Catenaa, Friday, July 11, 2025- US banks are expected to show trading revenue gains from the 90 days that followed President Donald Trump’s reciprocal tariff announcements.
Data compiled by Bloomberg shows that six of the biggest US banks are scheduled to disclose second-quarter results next week, with analysts predicting trading-revenue increases for all of them.
That’s largely due to record trading days for some firms in the aftermath of Trump’s “Liberation Day” tariff announcements in April.
In equities, Goldman Sachs Group Inc. is expected to be the leader, with a $3.7 billion haul forecast, followed closely by Morgan Stanley.

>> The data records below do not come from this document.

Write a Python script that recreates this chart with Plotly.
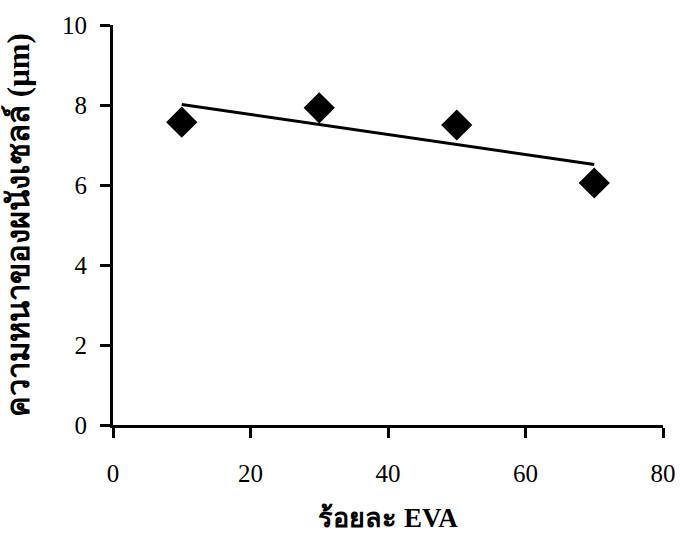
import numpy as np
import plotly.graph_objects as go

eva_percent = [10, 30, 50, 70]
wall_thickness = [7.57, 7.93, 7.5, 6.05]
x_ticks = [0, 20, 40, 60, 80]
y_ticks = [0, 2, 4, 6, 8, 10]

slope, intercept = np.polyfit(eva_percent, wall_thickness, 1)
trend_x = [min(eva_percent), max(eva_percent)]
trend_y = [slope * v + intercept for v in trend_x]

fig = go.Figure()
fig.add_trace(go.Scatter(x=trend_x, y=trend_y, mode="lines",
                         line=dict(color="black", width=3), showlegend=False,
                         cliponaxis=False))
fig.add_trace(go.Scatter(x=eva_percent, y=wall_thickness, mode="markers",
                         marker=dict(symbol="diamond", size=24, color="black"),
                         showlegend=False, cliponaxis=False))

serif = "Liberation Serif, DejaVu Serif, serif"
fig.update_layout(
    width=680, height=533,
    margin=dict(l=113, r=17, t=25, b=108, autoexpand=False),
    paper_bgcolor="white", plot_bgcolor="white",
    font=dict(family=serif, color="black", size=25),
)
fig.update_xaxes(range=[0, 80], tickvals=x_ticks, showgrid=False, zeroline=False,
                 showline=True, linecolor="black", linewidth=3, automargin=False,
                 ticks="outside", ticklen=10, tickwidth=3, tickcolor="black",
                 ticklabelstandoff=14,
                 title=dict(text="<b>ร้อยละ EVA</b>", font=dict(size=27), standoff=25))
fig.update_yaxes(range=[0, 10], tickvals=y_ticks, showgrid=False, zeroline=False,
                 showline=True, linecolor="black", linewidth=3, automargin=False,
                 ticks="outside", ticklen=10, tickwidth=3, tickcolor="black",
                 ticklabelstandoff=8,
                 title=dict(text="<b>ความหนาของผนังเซลล์ (μm)</b>", font=dict(size=31), standoff=24))

fig.write_html("out.html")
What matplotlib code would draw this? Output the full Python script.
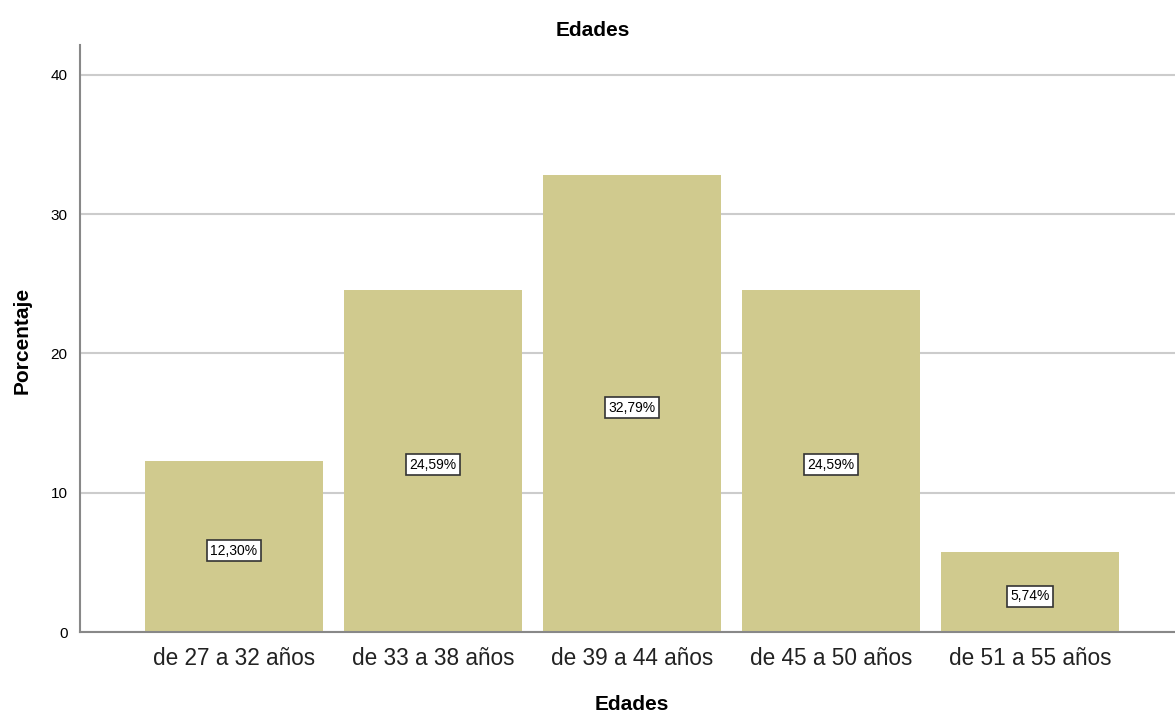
import matplotlib
matplotlib.use('Agg')
import matplotlib.pyplot as plt

categorias = ["de 27 a 32 años", "de 33 a 38 años", "de 39 a 44 años", "de 45 a 50 años", "de 51 a 55 años"]
porcentajes = [12.30, 24.59, 32.79, 24.59, 5.74]
etiquetas = ["12,30%", "24,59%", "32,79%", "24,59%", "5,74%"]

plt.rcParams['font.family'] = ['Liberation Sans', 'DejaVu Sans']

fig = plt.figure(figsize=(11.75, 7.13), dpi=100)
ax = fig.add_axes([80/1175, 81/713, 1 - 80/1175, (632-45)/713])

x = list(range(len(categorias)))
ax.bar(x, porcentajes, width=0.895, color='#D0CA8E', zorder=2)

# etiquetas en el centro de cada barra
for xi, v, t in zip(x, porcentajes, etiquetas):
    ax.annotate(t, (xi, v/2), xytext=(0, -3), textcoords='offset points',
                ha='center', va='center', fontsize=10, zorder=3,
                bbox=dict(boxstyle='square,pad=0.25', facecolor='white', edgecolor='#333333', linewidth=1.2))

ax.set_xlim(-0.774, 4.729)
ax.set_ylim(0, 42.15)
ax.set_yticks([0, 10, 20, 30, 40])
ax.set_xticks(x)
ax.set_xticklabels(categorias, fontsize=16.3, color='#222222')
ax.tick_params(axis='y', length=0, labelsize=11, pad=9)
ax.tick_params(axis='x', length=0, pad=11)
ax.yaxis.grid(True, color='#cccccc', linewidth=1.5, zorder=0)
ax.set_axisbelow(True)

for s in ['top', 'right']:
    ax.spines[s].set_visible(False)
ax.spines['left'].set_color('#888888')
ax.spines['bottom'].set_color('#888888')
ax.spines['left'].set_linewidth(1.5)
ax.spines['bottom'].set_linewidth(1.5)

fig.text(593/1175, 1 - 30/713, "Edades", ha='center', va='center', fontsize=15, fontweight='bold')
fig.text(22/1175, 1 - 340/713, "Porcentaje", ha='center', va='center', rotation=90, fontsize=15, fontweight='bold')
fig.text(632/1175, 1 - 704/713, "Edades", ha='center', va='center', fontsize=15, fontweight='bold')

plt.savefig("out.png", dpi=100)
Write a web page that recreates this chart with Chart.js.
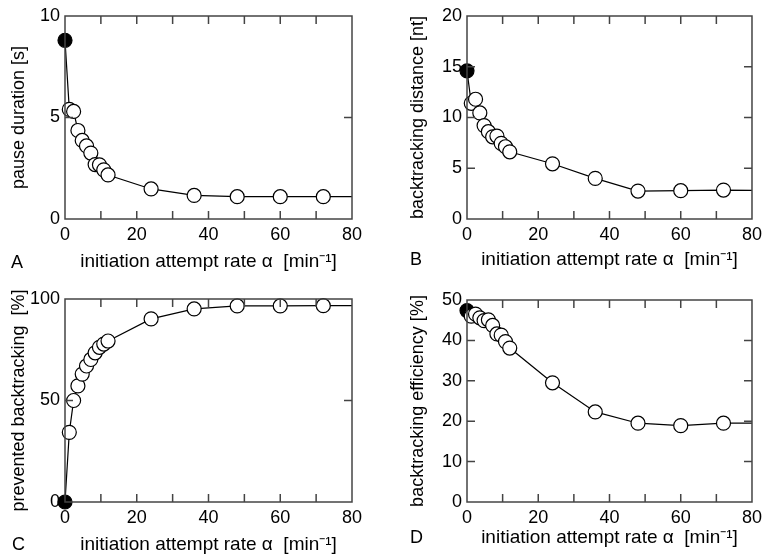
<!DOCTYPE html>
<html>
<head>
<meta charset="utf-8">
<script src="https://cdn.jsdelivr.net/npm/chart.js@4.4.1/dist/chart.umd.min.js"></script>
<style>
  body { margin: 0; background: #fff; }
  #wrap { position: relative; width: 767px; height: 560px; }
  canvas { position: absolute; }
</style>
</head>
<body>
<div id="wrap">
  <canvas id="pA" width="383" height="280" style="left:0;top:0"></canvas>
  <canvas id="pB" width="384" height="280" style="left:383px;top:0"></canvas>
  <canvas id="pC" width="383" height="280" style="left:0;top:280px"></canvas>
  <canvas id="pD" width="384" height="280" style="left:383px;top:280px"></canvas>
</div>
<script>
// initiation attempt rate alpha [min^-1]; last value lies past the axis end
const alpha = [0, 1.2, 2.4, 3.6, 4.8, 6, 7.2, 8.4, 9.6, 10.8, 12, 24, 36, 48, 60, 72, 84];

const pauseDuration = [8.8, 5.4, 5.3, 4.36, 3.87, 3.6, 3.25, 2.68, 2.67, 2.42, 2.17, 1.48, 1.16, 1.1, 1.1, 1.1, 1.1];
const backtrackDistance = [14.6, 11.4, 11.8, 10.45, 9.2, 8.6, 8.1, 8.17, 7.45, 7.12, 6.62, 5.44, 4.0, 2.75, 2.79, 2.85, 2.8];
const preventedBacktracking = [0, 34.3, 50, 57.2, 63, 67, 70.2, 73.5, 76.2, 77.8, 79.3, 90.2, 95.1, 96.6, 96.6, 96.7, 96.7];
const backtrackEfficiency = [47.4, 46.0, 46.5, 45.6, 44.9, 45.1, 43.7, 41.6, 41.3, 39.7, 38.1, 29.5, 22.3, 19.5, 18.9, 19.5, 19.5];

const xTickLabels = [0, 20, 40, 60, 80];
const xTickMarks = [10, 20, 30, 40, 50, 60, 70];
const yTicksA = [0, 5, 10];
const yTicksB = [0, 5, 10, 15, 20];
const yTicksC = [0, 50, 100];
const yTicksD = [0, 10, 20, 30, 40, 50];

const xTitle = 'initiation attempt rate \u03b1  [min\u207b\u00b9]';
const FONT = '"Liberation Sans", Arial, Helvetica, sans-serif';

// frame, inward ticks on all four sides, panel letter
const frameTicks = {
  id: 'frameTicks',
  afterDatasetsDraw(chart, args, opts) {
    const { ctx, chartArea: a, scales: { x, y } } = chart;
    const L = 8;
    ctx.save();
    ctx.strokeStyle = '#444';
    ctx.lineWidth = 1.5;
    ctx.strokeRect(a.left, a.top, a.right - a.left, a.bottom - a.top);
    ctx.beginPath();
    for (const v of xTickMarks) {
      const px = x.getPixelForValue(v);
      ctx.moveTo(px, a.bottom); ctx.lineTo(px, a.bottom - L);
      ctx.moveTo(px, a.top); ctx.lineTo(px, a.top + L);
    }
    for (const v of opts.yTicks) {
      const py = y.getPixelForValue(v);
      if (py <= a.top + 1 || py >= a.bottom - 1) continue;
      ctx.moveTo(a.left, py); ctx.lineTo(a.left + L, py);
      ctx.moveTo(a.right, py); ctx.lineTo(a.right - L, py);
    }
    ctx.stroke();
    ctx.fillStyle = '#000';
    ctx.font = '18px ' + FONT;
    ctx.textBaseline = 'alphabetic';
    ctx.fillText(opts.letter, opts.lx, opts.ly);
    ctx.restore();
  }
};

function makePanel(id, values, yTicks, yTitle, letter, lay) {
  new Chart(document.getElementById(id), {
    type: 'line',
    data: {
      datasets: [{
        data: alpha.map((a, i) => ({ x: a, y: values[i] })),
        borderColor: '#000',
        borderWidth: 1.2,
        tension: 0,
        pointRadius: (c) => (c.dataIndex === alpha.length - 1 ? 0 : 7),
        pointBorderWidth: 1.2,
        pointBorderColor: '#000',
        pointBackgroundColor: (c) => (c.dataIndex === 0 ? '#000' : '#fff'),
        clip: { left: false, top: false, right: 0, bottom: false },
      }],
    },
    options: {
      responsive: false,
      animation: false,
      events: [],
      layout: { padding: { left: 0, right: lay.right, top: lay.top, bottom: 0 } },
      plugins: {
        legend: { display: false },
        tooltip: { enabled: false },
        frameTicks: { yTicks, letter, lx: lay.lx, ly: lay.ly },
      },
      scales: {
        x: {
          type: 'linear',
          min: 0,
          max: 80,
          grid: { display: false, drawTicks: false },
          border: { display: false },
          afterBuildTicks: (s) => { s.ticks = xTickLabels.map((v) => ({ value: v })); },
          afterFit: (s) => { s.height = lay.xh; },
          ticks: { color: '#000', font: { family: FONT, size: 18 }, padding: 5, maxRotation: 0, autoSkip: false },
          title: { display: true, text: xTitle, color: '#000', font: { family: FONT, size: 19 }, padding: { top: 0, bottom: lay.xtp } },
        },
        y: {
          type: 'linear',
          min: yTicks[0],
          max: yTicks[yTicks.length - 1],
          grid: { display: false, drawTicks: false },
          border: { display: false },
          afterBuildTicks: (s) => { s.ticks = yTicks.map((v) => ({ value: v })); },
          afterFit: (s) => { s.width = lay.yw; },
          ticks: { color: '#000', font: { family: FONT, size: 18 }, padding: 5, autoSkip: false },
          title: { display: true, text: yTitle, color: '#000', font: { family: FONT, size: 18 }, padding: { top: lay.ytp, bottom: 0 } },
        },
      },
    },
    plugins: [frameTicks],
  });
}

makePanel('pA', pauseDuration, yTicksA, 'pause duration [s]', 'A',
  { right: 31, top: 16, xh: 61, yw: 65, xtp: 7, ytp: 8, lx: 11, ly: 268 });
makePanel('pB', backtrackDistance, yTicksB, 'backtracking distance [nt]', 'B',
  { right: 12, top: 16, xh: 61, yw: 84, xtp: 9, ytp: 24, lx: 27, ly: 265 });
makePanel('pC', preventedBacktracking, yTicksC, 'prevented backtracking  [%]', 'C',
  { right: 31, top: 19, xh: 58, yw: 65, xtp: 4, ytp: 8, lx: 12, ly: 270 });
makePanel('pD', backtrackEfficiency, yTicksD, 'backtracking efficiency [%]', 'D',
  { right: 12, top: 20, xh: 58, yw: 84, xtp: 11, ytp: 24, lx: 27, ly: 263 });
</script>
</body>
</html>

In fixed income, currencies and commodities, JPMorgan Chase & Co. is likely to lead, with $5.2 billion for the quarter, followed by Citigroup Inc.
What’s less certain than the banks’ second-quarter earnings is how they plan to drive even larger profits on the back of policies coming out of Washington.
Plans by US regulators to ease capital rules may help banks in their fight to reclaim trading share from market-making firms such as Jane Street Group and Citadel Securities, which have grown rapidly in recent years.
In particular, a lighter supplementary leverage ratio would free up banks to hold more US Treasuries and increase capacity for lucrative businesses.
Results from a relaxed version of the Federal Reserve’s annual stress test last week, when combined with the proposed SLR changes, are set to potentially unlock as much as $70 billion of capital from the six biggest US lenders.
Stocks of the six biggest lenders were down on Friday morning as the market reacted to the 35% tariffs imposed on Canada by President Trump.
Results from investment bankers are expected to be more mixed next week, with second-quarter deals largely snarled by the uncertainty caused by Trump’s trade war.
While some banks were able to maintain revenue momentum with big-ticket deals closing in the quarter, delivering healthy payouts, others are unlikely to fare as well.
Goldman Sachs, Morgan Stanley, Citigroup and Wells Fargo & Co. are expected to post gains in investment banking from a year earlier, but numbers at JPMorgan and Bank of America Corp. are likely to dip.
Goldman is predicted to post a jump in financial advisory fees of 22%, while Bank of America could post a drop of 17%, according to analysts.